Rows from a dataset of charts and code
========================================
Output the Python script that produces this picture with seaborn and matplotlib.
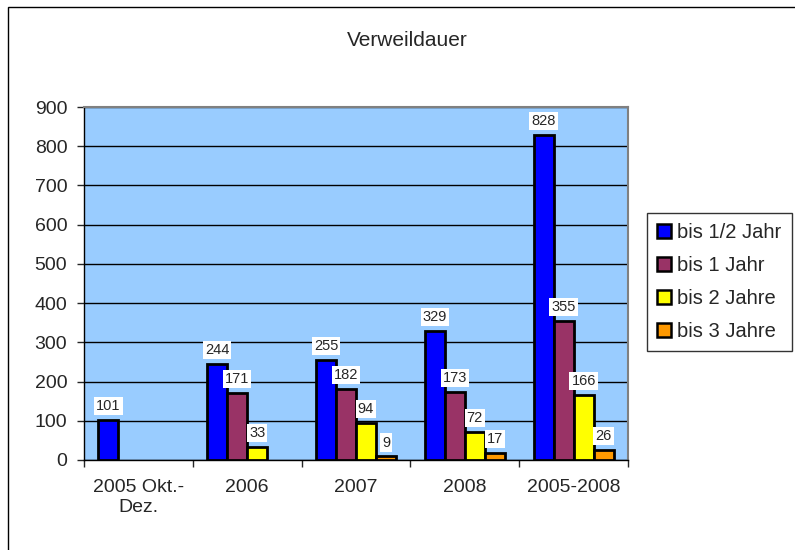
import pandas as pd
import matplotlib.pyplot as plt
import matplotlib.patches as mpatches
from matplotlib.ticker import FixedLocator, MultipleLocator
import seaborn as sns

# Daten aus der Grafik
kategorien = ["2005 Okt.-\nDez.", "2006", "2007", "2008", "2005-2008"]
serien = ["bis 1/2 Jahr", "bis 1 Jahr", "bis 2 Jahre", "bis 3 Jahre"]
bis_halb_jahr = [101, 244, 255, 329, 828]
bis_1_jahr = [None, 171, 182, 173, 355]
bis_2_jahre = [None, 33, 94, 72, 166]
bis_3_jahre = [None, None, 9, 17, 26]
farben = ["#0000FF", "#993366", "#FFFF00", "#FF9900"]

# Long-Format fuer seaborn
zeilen = []
for serie, werte in zip(serien, [bis_halb_jahr, bis_1_jahr, bis_2_jahre, bis_3_jahre]):
    for kat, wert in zip(kategorien, werte):
        if wert is not None:
            zeilen.append({"Kategorie": kat, "Serie": serie, "Wert": wert})
df = pd.DataFrame(zeilen)

sns.set_style("white")
plt.rcParams["font.family"] = ["Liberation Sans", "DejaVu Sans"]

fig = plt.figure(figsize=(7.95, 5.5), dpi=100)
ax = fig.add_axes([84 / 795, 1 - 460 / 550, 544 / 795, 353 / 550])

sns.barplot(data=df, x="Kategorie", y="Wert", hue="Serie", order=kategorien,
            hue_order=serien, palette=farben, width=0.735, gap=0,
            edgecolor="black", linewidth=2, saturation=1, ax=ax, zorder=3,
            legend=False)

ax.set_facecolor("#99CCFF")
ax.set_ylim(0, 900)
ax.set_xlim(-0.5, 4.5)
ax.yaxis.set_major_locator(MultipleLocator(100))
ax.grid(axis="y", color="black", linewidth=1, zorder=0)
ax.set_axisbelow(True)
ax.set_xlabel("")
ax.set_ylabel("")

# Werte ueber den Balken
for container in ax.containers:
    ax.bar_label(container, padding=5, fontsize=10.5,
                 bbox=dict(facecolor="white", edgecolor="none", pad=1.5))

# Achsen im Excel-Stil
for seite in ["left", "bottom"]:
    ax.spines[seite].set_color("black")
    ax.spines[seite].set_linewidth(1)
for seite in ["top", "right"]:
    ax.spines[seite].set_color("#808080")
    ax.spines[seite].set_linewidth(1.5)

ax.tick_params(axis="y", which="major", direction="out", length=5, width=1,
               pad=7, labelsize=14, left=True)
ax.tick_params(axis="x", which="major", length=0, pad=14, labelsize=14)
ax.xaxis.set_minor_locator(FixedLocator([-0.5, 0.5, 1.5, 2.5, 3.5, 4.5]))
ax.tick_params(axis="x", which="minor", direction="out", length=5, width=1, bottom=True)

fig.text(407 / 795, 1 - 40 / 550, "Verweildauer", fontsize=15, ha="center", va="center")

# Legende
handles = [mpatches.Patch(facecolor=f, edgecolor="black", linewidth=1.8) for f in farben]
leg = fig.legend(handles, serien, loc="upper left", bbox_to_anchor=(647 / 795, 1 - 213 / 550),
                 fontsize=14.5, frameon=True, fancybox=False, handlelength=0.7,
                 handleheight=0.7, handletextpad=0.3, labelspacing=0.7,
                 borderpad=0.5, borderaxespad=0)
leg.get_frame().set_edgecolor("black")
leg.get_frame().set_linewidth(1)

# Rahmen um das Diagramm
fig.patches.append(mpatches.Rectangle((8 / 795, -0.1), 1.2, 1.1 - 7 / 550,
                                      transform=fig.transFigure, fill=False,
                                      edgecolor="black", linewidth=1))

fig.savefig("out.png", dpi=100)
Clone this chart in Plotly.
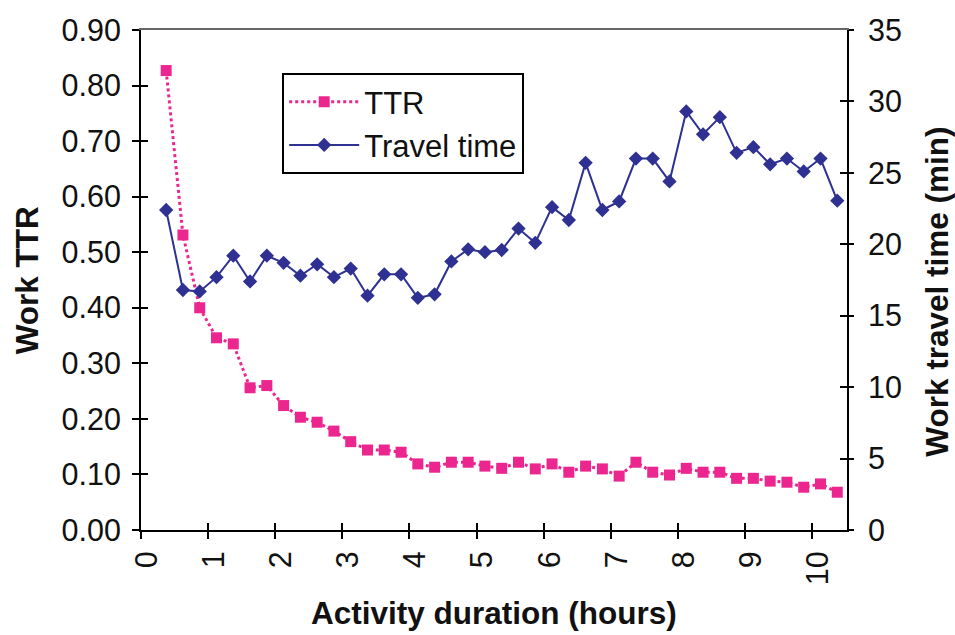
========================================
Starting with the first line of the data above and ending with the line containing "import seaborn as sns", please restate every line exactly, leaving images out.

RESPONSE
Output the Python script that produces this picture with seaborn and matplotlib.
import pandas as pd
import matplotlib.pyplot as plt
import matplotlib.patches as mpatches
from matplotlib.ticker import FixedLocator, MultipleLocator
import seaborn as sns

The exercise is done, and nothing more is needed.